> _Written problem_: Return only the lines from the top of the data down to the one that holds "const yMinor = [55, 65, 75, 85, 95];", both included, without any pictures.

> _Supplied data_:
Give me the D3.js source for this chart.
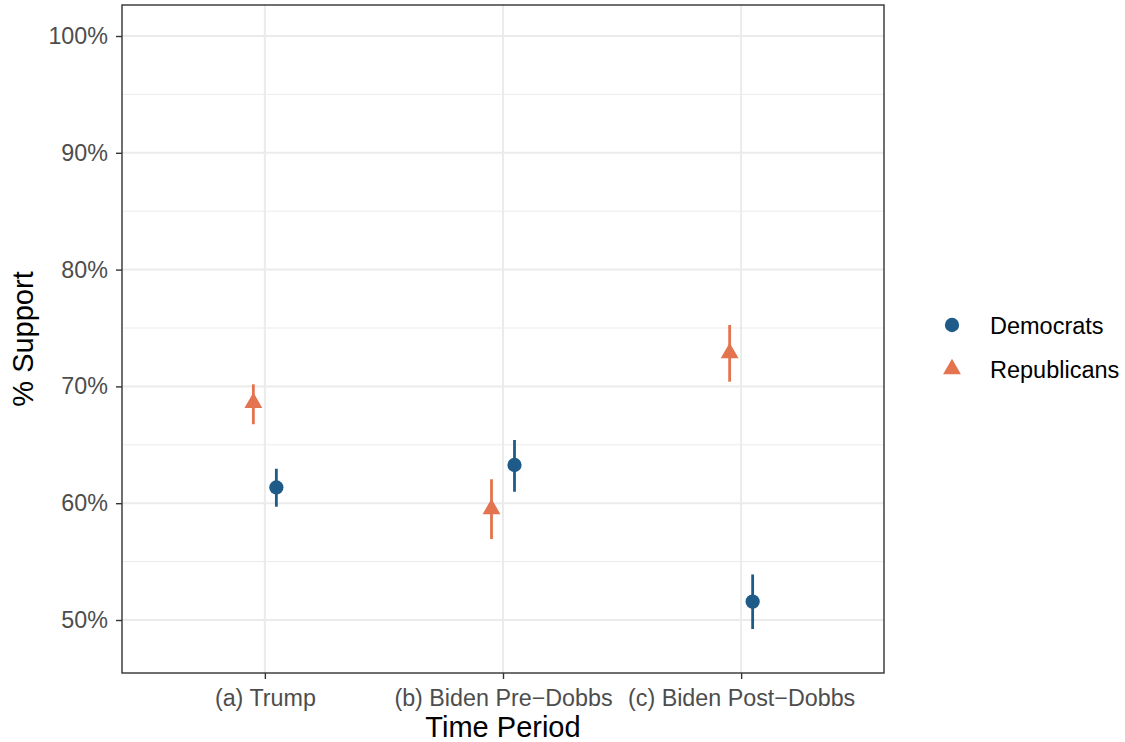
<!DOCTYPE html>
<html>
<head>
<meta charset="utf-8">
<script src="https://cdn.jsdelivr.net/npm/d3@7"></script>
<style>
  body { margin: 0; background: #fff; }
  text { font-family: "Liberation Sans", Arial, Helvetica, sans-serif; }
</style>
</head>
<body>
<div id="vis-container"></div>
<script>
// chart values
const periods = ["(a) Trump", "(b) Biden Pre\u2212Dobbs", "(c) Biden Post\u2212Dobbs"];
const parties = ["Republicans", "Democrats"];
const demEst = [61.35, 63.27, 51.57];
const demLow = [59.7, 60.98, 49.23];
const demHigh = [62.95, 65.41, 53.9];
const repEst = [68.6, 59.5, 72.85];
const repLow = [66.76, 56.93, 70.4];
const repHigh = [70.18, 62.05, 75.26];
const yTicks = [50, 60, 70, 80, 90, 100];
const yMinor = [55, 65, 75, 85, 95];

const width = 1125;
const height = 742;
const panel = { left: 122, right: 884, top: 5, bottom: 673 };
const colors = { Democrats: "#1f5b89", Republicans: "#e3744f" };
const tickFont = "23.3px";
const titleFont = "29px";

const svg = d3.select("#vis-container")
  .append("svg")
  .attr("width", width)
  .attr("height", height);

// build rows
let rows = [];
periods.forEach((p, i) => {
  rows.push({ period: p, party: "Republicans", est: repEst[i], lo: repLow[i], hi: repHigh[i] });
  rows.push({ period: p, party: "Democrats", est: demEst[i], lo: demLow[i], hi: demHigh[i] });
});

// discrete x with ggplot-style 0.6 expansion
const xScale = d3.scalePoint()
  .domain(periods)
  .range([panel.left + 0.6 * 238.1, panel.right - 0.6 * 238.1]);

const dodge = d3.scalePoint()
  .domain(parties)
  .range([-11.5, 11.5]);

const yScale = d3.scaleLinear()
  .domain([50, 100])
  .range([620, 36]);

// panel background
svg.append("rect")
  .attr("x", panel.left).attr("y", panel.top)
  .attr("width", panel.right - panel.left)
  .attr("height", panel.bottom - panel.top)
  .attr("fill", "#fff");

// minor grid
svg.append("g").selectAll("line")
  .data(yMinor)
  .join("line")
  .attr("x1", panel.left).attr("x2", panel.right)
  .attr("y1", d => yScale(d)).attr("y2", d => yScale(d))
  .attr("stroke", "#ebebeb").attr("stroke-width", 1);

// major grid
svg.append("g").selectAll("line")
  .data(yTicks)
  .join("line")
  .attr("x1", panel.left).attr("x2", panel.right)
  .attr("y1", d => yScale(d)).attr("y2", d => yScale(d))
  .attr("stroke", "#ebebeb").attr("stroke-width", 2);

svg.append("g").selectAll("line")
  .data(periods)
  .join("line")
  .attr("x1", d => xScale(d)).attr("x2", d => xScale(d))
  .attr("y1", panel.top).attr("y2", panel.bottom)
  .attr("stroke", "#ebebeb").attr("stroke-width", 2);

// error bars
svg.append("g").selectAll("line")
  .data(rows)
  .join("line")
  .attr("x1", d => xScale(d.period) + dodge(d.party))
  .attr("x2", d => xScale(d.period) + dodge(d.party))
  .attr("y1", d => yScale(d.lo))
  .attr("y2", d => yScale(d.hi))
  .attr("stroke", d => colors[d.party])
  .attr("stroke-width", 2.8);

// points
const circleSym = d3.symbol().type(d3.symbolCircle).size(160);
const triSym = d3.symbol().type(d3.symbolTriangle).size(138);

svg.append("g").selectAll("path")
  .data(rows)
  .join("path")
  .attr("transform", d => `translate(${xScale(d.period) + dodge(d.party)},${yScale(d.est)})`)
  .attr("d", d => d.party === "Democrats" ? circleSym() : triSym())
  .attr("fill", d => colors[d.party]);

// panel border
svg.append("rect")
  .attr("x", panel.left).attr("y", panel.top)
  .attr("width", panel.right - panel.left)
  .attr("height", panel.bottom - panel.top)
  .attr("fill", "none")
  .attr("stroke", "#333333")
  .attr("stroke-width", 1.4);

// y axis
const yAxis = svg.append("g")
  .attr("transform", `translate(${panel.left},0)`)
  .call(d3.axisLeft(yScale).tickValues(yTicks).tickFormat(d => d + "%").tickSize(6).tickPadding(8));
yAxis.select(".domain").remove();
yAxis.selectAll(".tick line").attr("stroke", "#333333").attr("stroke-width", 1.4);
yAxis.selectAll(".tick text")
  .attr("fill", "#4d4d4d")
  .attr("font-size", tickFont)
  .attr("font-family", "Liberation Sans, Arial, sans-serif");

// x axis
const xAxis = svg.append("g")
  .attr("transform", `translate(0,${panel.bottom})`)
  .call(d3.axisBottom(xScale).tickSize(6).tickPadding(10));
xAxis.select(".domain").remove();
xAxis.selectAll(".tick line").attr("stroke", "#333333").attr("stroke-width", 1.4);
xAxis.selectAll(".tick text")
  .attr("fill", "#4d4d4d")
  .attr("font-size", tickFont)
  .attr("font-family", "Liberation Sans, Arial, sans-serif");

// axis titles
svg.append("text")
  .attr("x", (panel.left + panel.right) / 2)
  .attr("y", 737)
  .attr("text-anchor", "middle")
  .attr("font-size", titleFont)
  .attr("fill", "#000")
  .text("Time Period");

svg.append("text")
  .attr("transform", `translate(33,${(panel.top + panel.bottom) / 2}) rotate(-90)`)
  .attr("text-anchor", "middle")
  .attr("font-size", titleFont)
  .attr("fill", "#000")
  .text("% Support");

// legend
const legendItems = ["Democrats", "Republicans"];
const legend = svg.append("g").attr("transform", "translate(952,325)");
legend.selectAll("path")
  .data(legendItems)
  .join("path")
  .attr("transform", (d, i) => `translate(0,${i * 44})`)
  .attr("d", d => d === "Democrats" ? circleSym() : triSym())
  .attr("fill", d => colors[d]);
legend.selectAll("text")
  .data(legendItems)
  .join("text")
  .attr("x", 38)
  .attr("y", (d, i) => i * 44 + 8.5)
  .attr("font-size", "23.5px")
  .attr("fill", "#000")
  .text(d => d);
</script>
</body>
</html>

> _Response to this task_:
Give me the D3.js source for this chart.
<!DOCTYPE html>
<html>
<head>
<meta charset="utf-8">
<script src="https://cdn.jsdelivr.net/npm/d3@7"></script>
<style>
  body { margin: 0; background: #fff; }
  text { font-family: "Liberation Sans", Arial, Helvetica, sans-serif; }
</style>
</head>
<body>
<div id="vis-container"></div>
<script>
// chart values
const periods = ["(a) Trump", "(b) Biden Pre\u2212Dobbs", "(c) Biden Post\u2212Dobbs"];
const parties = ["Republicans", "Democrats"];
const demEst = [61.35, 63.27, 51.57];
const demLow = [59.7, 60.98, 49.23];
const demHigh = [62.95, 65.41, 53.9];
const repEst = [68.6, 59.5, 72.85];
const repLow = [66.76, 56.93, 70.4];
const repHigh = [70.18, 62.05, 75.26];
const yTicks = [50, 60, 70, 80, 90, 100];
const yMinor = [55, 65, 75, 85, 95];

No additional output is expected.